After opting out, I went back to Collusion to see if companies were still tracking me. I found that many, many companies appeared to be logging data for me. According to Mozilla, the current version of Collusion does not allow me to see precisely what companies are still tracking, but Stanford researchers using Collusion found that at least some companies continue to collect data. All that I had "opted out" of was receiving targeted ads, not data collection. There is no way, through the companies' own self-regulatory apparatus, to stop being tracked online. None.
After those Stanford researchers posted their results to a university blog, they received a sharp response from the NAI's then-chief, Chuck Curran.
In essence, Curran argued that users do not have the right to *not* be tracked. "We've long recognized that consumers should be provided a choice about whether data about their likely interests can be used to make their ads more relevant," he wrote. "But the NAI code also recognizes that companies sometimes need to continue to collect data for operational reasons that are separate from ad targeting based on a user's online behavior."

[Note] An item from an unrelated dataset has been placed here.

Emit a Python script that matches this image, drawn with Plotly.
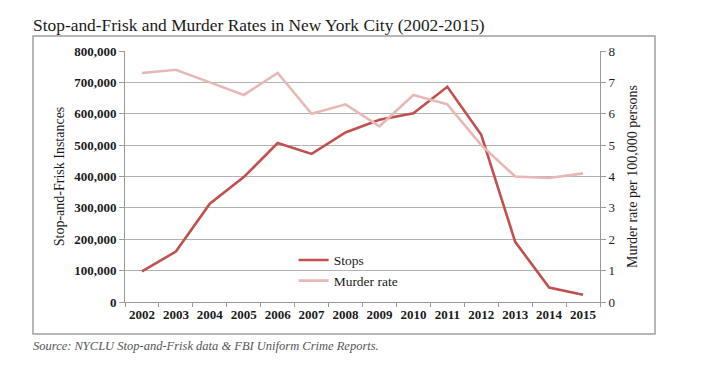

Companies "need to continue to collect data," but that contrasts directly with users desire "not to be tracked." The only right that online advertisers are willing to give users is the ability not to have ads served to them based on their web histories. Curran himself admits this: "There is a vital distinction between limiting the use of online data for ad targeting, and banning data collection outright."
But based on the scant survey and anecdotal data that we have available, when users opt out preventing data collection is *precisely* what they are after.
In preliminary results from a survey conducted last year, Aleecia McDonald, a fellow at Stanford Center for Internet and Society, found that users expected a lot more from the current set of tools than those tools deliver. The largest percentage of her survey group (34 percent) who looked at the NAI's opt-out page thought that it was "a website that lets you tell companies not to collect data about you." For browser-based "Do Not Track" tools, a full 61 percent of respondents expected that if they clicked such a button, no data would be collected about them.
Do Not Track tools have become a major point of contention. The idea is that if you enable one in your browser, when you arrive at The New York Times, you send a herald out ahead of you that says, "Do not collect data about me." Members of the NAI have agreed, in principle, to follow the DNT provisions, but now the debate has shifted to the details.
There is a fascinating scrum over what "Do Not Track" tools should do and what orders websites will have to respect from users. The Digital Advertising Alliance (of which the NAI is a part), the Federal Trade Commission, W3C, the Internet Advertising Bureau (also part of the DAA), and privacy researchers at academic institutions are all involved. In November, the DAA put out a new set of principles that contain some good ideas like the prohibition of "collection, use or transfer of Internet surfing data across Websites for determination of a consumer's eligibility for employment, credit standing, healthcare treatment and insurance."
This week, the White House seemed to side with privacy advocates who want to limit collection, not just uses. Its Consumer Privacy Bill of Rights pushes companies to allow users to "exercise control over what personal data companies collect from them and how they use it." The DAA heralded its own participation in the White House process, though even it noted this is the beginning of a long journey.
There has been a clear and real philosophical difference between the advertisers and regulators representing web users. On the one hand, as Stanford privacy researcher Jonathan Mayer put it, "Many stakeholders on online privacy, including U.S. and EU regulators, have repeatedly emphasized that effective consumer control necessitates restrictions on the collection of information, not just prohibitions on specific uses of information." But advertisers want to keep collecting as much data as they can as long as they promise to not to use it to target advertising. That's why the NAI opt-out program works like it does.
Let's not linger too long on the technical implementation here: there may be some topics around which compromises can be found. Some definition of "Do Not Track" that suits industry and privacy people may be crafted. Various issues related to differences between first and third-party cookies may be resolved. But the battle over data collection and ad targeting goes much deeper than the tactical, technical issues that dominate the discussion.
Let's assume good faith on behalf of advertising companies and confront the core issue head on: Should users be able to stop data collection, even if companies aren't doing anything "bad" with it? Should that be a right as the White House contends, and more importantly, why?
Companies' ability to track people online has significantly outpaced the cultural norms and expectations of privacy. This is not because online companies are worse than their offline counterparts, but rather because what they can do is so, so different. We don't have a language for talking about how these companies function or how our society should deal with them.
The word you hear over and over and over is that targeted ads can be "creepy." It even crops up in the academic literature, despite its vague meaning in this context. My intuition is that we use the word "creepy" precisely because it is an indeterminate word. It connotes that tingling-back-of-the-neck feeling, but not necessarily more than that. The creepy feeling is a sign to pay attention to a possibly harmful phenomenon. But we can't sort our feelings into categories -- dangerous or harmless -- because we don't actually know what's going to happen with all the data that's being collected.